On December 30, 1994, Jaime was one of four young men who participated in the murder/carjacking at a Taco Bell on Ninth Avenue and Camelback.

Their leader undoubtedly was Albert "Chino" Contreras, a 26-year-old felon nearing the end of a murderous weeklong rampage. The quartet devised the idea of stealing the car, a 1993 Honda Civic, and killing its owner if he resisted. Jaime and Gilbert Brown walked up to the car, as their cohorts waited nearby.

Jaime later told police that Brown shot the 17-year-old victim twice in the head, yanked him from the car and dumped him on the pavement. (Others may testify that Jaime pulled out the dying victim.) As planned, the pair then stole the Honda.

Police nabbed the gang within hours.
During a tape-recorded confession, Jaime told police he was a member of the West Side City Chicanos, a powerful gang.

Mrs. Phelps was horrified, but not flabbergasted, when she learned about the Taco Bell murder.

"I had bumped into Jaime a few months before, and he was the same as always to me--polite and warm," she says.

"I knew he'd gotten kicked out of Hamilton, and everyone said he was in a gang. They talk themselves into thinking the gang is all that loves them, when the gang would turn on them in a minute. But I don't preach, don't lecture. They're not gonna listen to preaching anyway. I just treated him with respect, like he always treated me."

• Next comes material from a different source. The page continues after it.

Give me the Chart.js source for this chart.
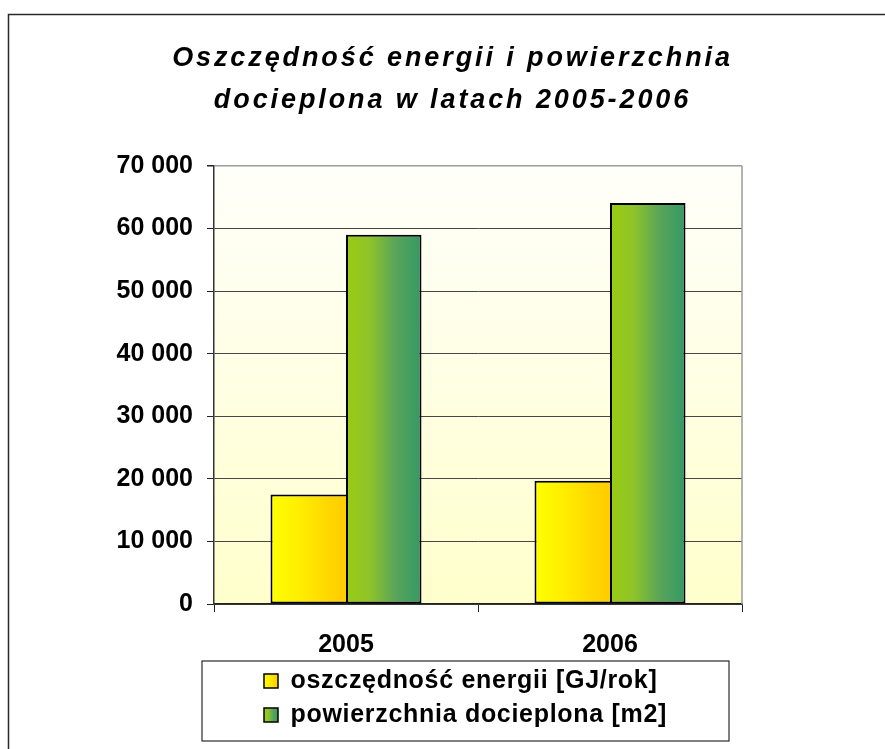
<!DOCTYPE html>
<html>
<head>
<meta charset="utf-8">
<script src="https://cdn.jsdelivr.net/npm/chart.js@4/dist/chart.umd.min.js"></script>
<style>
  html, body { margin: 0; padding: 0; background: #ffffff; }
  canvas { display: block; }
</style>
</head>
<body>
<canvas id="c" width="885" height="749"></canvas>
<script>
// ---- data ----
const chartTitle = ['Oszczędność energii i powierzchnia', 'docieplona w latach 2005-2006'];
const categories = ['2005', '2006'];
const seriesNames = ['oszczędność energii [GJ/rok]', 'powierzchnia docieplona [m2]'];
const energySaving = [17500, 19700];     // GJ/rok
const insulatedArea = [59000, 64100];    // m2
const yMin = 0;
const yMax = 70000;
const yStep = 10000;

// ---- styling ----
const FONT = "'Liberation Sans', Arial, sans-serif";
const CAT_PCT = 0.572;
const LEGEND_LEFT = 255;
const LEGEND_TOP = 659.5;
const yellowStops = [[0, '#FFFF00'], [0.35, '#FFEF00'], [0.8, '#FFD500'], [1, '#FFCC00']];
const greenStops = [[0, '#99CC11'], [0.3, '#90C428'], [0.65, '#5AA558'], [1, '#339966']];

function fmt(v) { return String(v).replace(/\B(?=(\d{3})+(?!\d))/g, ' '); }

function hGradient(ctx, x0, w, stops) {
  if (!isFinite(x0) || !isFinite(w) || w <= 0) return stops[Math.floor(stops.length / 2)][1];
  const g = ctx.createLinearGradient(x0, 0, x0 + w, 0);
  stops.forEach(s => g.addColorStop(s[0], s[1]));
  return g;
}

function barGradient(c, stops, side) {
  const chart = c.chart;
  const solid = stops[Math.floor(stops.length / 2)][1];
  if (c.dataIndex === undefined) return solid;
  const xs = chart.scales && chart.scales.x;
  if (!xs || !xs.width) return solid;
  const center = xs.getPixelForValue(c.dataIndex);
  const barW = (xs.width / categories.length) * CAT_PCT / 2;
  const x0 = side === 0 ? center - barW : center;
  return hGradient(chart.ctx, x0, barW, stops);
}

const decorPlugin = {
  id: 'decor',
  afterInit(chart) {
    const ctx = chart.ctx;
    const tb = chart.titleBlock;
    if (tb) {
      const orig = tb.draw.bind(tb);
      tb.draw = function (a) { ctx.save(); ctx.letterSpacing = '2.9px'; orig(a); ctx.restore(); };
    }
    const lg = chart.legend;
    if (lg) {
      const origL = lg.draw.bind(lg);
      lg.draw = function (a) { ctx.save(); ctx.letterSpacing = '0.7px'; origL(a); ctx.restore(); };
    }
  },
  afterLayout(chart) {
    const lg = chart.legend;
    if (lg) {
      lg.left = LEGEND_LEFT; lg.top = LEGEND_TOP;
      lg.right = lg.left + 480; lg.bottom = lg.top + 100;
    }
  },
  beforeDraw(chart) {
    const ctx = chart.ctx;
    const a = chart.chartArea;
    ctx.save();
    ctx.fillStyle = '#ffffff';
    ctx.fillRect(0, 0, chart.width, chart.height);
    ctx.strokeStyle = '#2a2a2a';
    ctx.lineWidth = 1.5;
    ctx.beginPath();
    ctx.moveTo(8.5, chart.height + 2);
    ctx.lineTo(8.5, 14.5);
    ctx.lineTo(chart.width + 2, 14.5);
    ctx.stroke();
    if (a && isFinite(a.top) && isFinite(a.bottom) && a.bottom > a.top) {
      const g = ctx.createLinearGradient(0, a.top, 0, a.bottom);
      g.addColorStop(0, '#FFFFFA');
      g.addColorStop(1, '#FFFFCC');
      ctx.fillStyle = g;
      ctx.fillRect(a.left, a.top, a.right - a.left, a.bottom - a.top);
    }
    ctx.restore();
  },
  afterDraw(chart) {
    const ctx = chart.ctx;
    const a = chart.chartArea;
    ctx.save();
    ctx.strokeStyle = '#9a9a9a';
    ctx.lineWidth = 1.5;
    ctx.beginPath();
    ctx.moveTo(a.right, a.top);
    ctx.lineTo(a.right, a.bottom);
    ctx.stroke();
    const lg = chart.legend;
    ctx.strokeStyle = '#2a2a2a';
    ctx.lineWidth = 1.2;
    ctx.strokeRect(lg.left - 53, lg.top + 1.5, 527, 80);
    ctx.restore();
  }
};

new Chart(document.getElementById('c'), {
  type: 'bar',
  data: {
    labels: categories,
    datasets: [
      {
        label: seriesNames[0],
        data: energySaving,
        yAxisID: 'y',
        backgroundColor: c => barGradient(c, yellowStops, 0),
        borderColor: '#000000',
        borderWidth: 2,
        borderSkipped: 'right',
        categoryPercentage: CAT_PCT,
        barPercentage: 1.0
      },
      {
        label: seriesNames[1],
        data: insulatedArea,
        yAxisID: 'y',
        backgroundColor: c => barGradient(c, greenStops, 1),
        borderColor: '#000000',
        borderWidth: 2,
        borderSkipped: false,
        categoryPercentage: CAT_PCT,
        barPercentage: 1.0
      }
    ]
  },
  options: {
    responsive: false,
    animation: false,
    events: [],
    layout: { padding: { left: 20, right: 0, top: 0, bottom: 95 } },
    plugins: {
      tooltip: { enabled: false },
      title: {
        display: true,
        text: chartTitle,
        color: '#000000',
        font: { family: FONT, size: 27, weight: 'bold', style: 'italic', lineHeight: 42.5 / 27 },
        padding: { top: 37, bottom: 44 }
      },
      legend: {
        display: true,
        position: 'chartArea',
        align: 'start',
        labels: {
          color: '#000000',
          font: { family: FONT, size: 25, weight: 'bold' },
          boxWidth: 14,
          boxHeight: 14,
          padding: 9,
          generateLabels(chart) {
            const ctx = chart.ctx;
            const x0 = LEGEND_LEFT + 9;
            return seriesNames.map((name, i) => ({
              text: name,
              fillStyle: hGradient(ctx, x0, 14, i === 0 ? yellowStops : greenStops),
              strokeStyle: '#000000',
              lineWidth: 1.5,
              hidden: false,
              datasetIndex: i
            }));
          }
        }
      }
    },
    scales: {
      x: {
        type: 'category',
        offset: true,
        grid: { display: true, drawOnChartArea: false, drawTicks: true, tickLength: 8, color: '#222222', offset: true },
        border: { display: true, color: '#222222', width: 1.5 },
        ticks: { color: '#000000', font: { family: FONT, size: 25, weight: 'bold' }, padding: 18, maxRotation: 0 },
        afterFit(s) { s.height = 50; }
      },
      y: {
        type: 'linear',
        position: 'left',
        min: yMin,
        max: yMax,
        grid: {
          color: c => (c.tick && c.tick.value === yMax ? '#9a9a9a' : '#474747'),
          lineWidth: c => (c.tick && c.tick.value === yMax ? 1.5 : 1),
          tickColor: '#222222',
          tickLength: 7,
          drawTicks: true
        },
        border: { display: true, color: '#333333', width: 1.5 },
        ticks: {
          stepSize: yStep,
          color: '#000000',
          font: { family: FONT, size: 25, weight: 'bold' },
          padding: 14,
          callback: v => fmt(v)
        },
        afterFit(s) { s.width = 194; }
      },
      yR: {
        type: 'linear',
        axis: 'y',
        position: 'right',
        display: true,
        grid: { display: false, drawTicks: false },
        border: { display: false },
        ticks: { display: false },
        afterFit(s) { s.width = 143; }
      }
    }
  },
  plugins: [decorPlugin]
});
</script>
</body>
</html>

She'd always had a fondness for the boy, touched by his introverted nature and his facility for drawing. In turn, Jaime once wrote a poem for Mrs. Phelps. He called it Club House:

I had a big tree/I made a club house/That was my favorite tree/It gave me fruit/Sometimes I share my water/Sometimes I climb its trunk/It looks like a family tree.

Mrs. Phelps had known that the odds against Jaime staying out of trouble were long. He was reared in the Coffelt, a project that houses about 1,500 people in one-story brick duplexes.

Only one street goes into and out of the beat-up old project.
"It's hard for a lot of people to go out and stay out," Maria Peralta notes wryly.

Jaime's mother, Ramona Peralta, is a Mexican native who migrated to Phoenix with her first husband when Maria was about 3. Neither that union nor a subsequent marriage, to a man who fathered Ramona's two youngest children, survived.

Clearly, her children are her life. But Ramona seems a bit befuddled that her two oldest sons are behind bars. (Lorenzo Peralta, now 26, is doing a long stretch at Arizona State Prison.)

Most of her days are a whirlwind: Ramona cleans offices at a building near Sky Harbor International Airport. She looks after daughter Maria's two youngsters for a few hours. She visits her imprisoned sons in Florence and Phoenix.

Smiling photos of her children and grandchildren dominate the decor at her residence in the Coffelt. Atop a microwave in the kitchen, Ramona has lighted three thick candles. A wallet-size baby picture of Jaime leans against one of the candles.

"It's for prayers," she explains in Spanish.
Maria Peralta expresses apprehension that her youngest sibling, 13-year-old Eddie Bustamante, may succumb to the same fate of his older brothers.

"I've told him a lot because I've experienced a lot," says Maria, a determined and gracious young woman, "but some kids don't think anyone else knows nothing. I tell him to stay cool, that shootings happen and people die. I just don't want the people I love to be into that stuff anymore."

Maria has relived the night of the Taco Bell murder in her mind untold times. Though she has her own apartment outside the Coffelt, Maria was staying that evening at her mom's. She recalls that Jaime was arguing with their mother.

"Mom was on him for drinking and for hanging with some bad people," Maria says. "She told him he was going to go to jail if it kept going that way. It got pretty bad."

She claims she'd told Chino Contreras days earlier to stay away from Jaime. But the boy apparently sneaked out that night with Chino after Maria and her mother went to sleep. (Contreras has been accused in four murders and an assortment of other serious crimes.)

A Phoenix police detective called the Peraltas just before dawn: Jaime had been detained on suspicion of murder.

Though she's still protective and caring toward Jaime, Maria also is realistic.

"I'm sad for what happened to the other boy, and I'm sad that my brother was involved in some way," she says. "It's all sad. I got my own kids now, and I want them to be respectful and to be good. I don't want my daughter to get pregnant at 14 or my son to be [gang] banging. I'm going to do my best."

This is what she faces: Two of her three brothers are behind bars for violent crimes, as is the father of her two young children. Her father and stepfather aren't part of her life. She dropped out of school at 16.

But Maria Peralta is attending school, and says she's about amonth from earning a GED degree. After that, she's hoping toget work somewhere as a nurse's aide.

"That girl doesn't want to be a nobody," says Mrs. Phelps, who has known and respected Maria for years. "Look at what she's gone through, surrounded by bad things for her whole life. But she's honest and is trying her hardest to do something good."

She pauses, as a stray thought momentarily grabs her attention.
"It just struck me," Mrs. Phelps explains, "that's what I always told my kids. 'Try your hardest and do something good.' Sometimes it works. Sometimes it doesn't.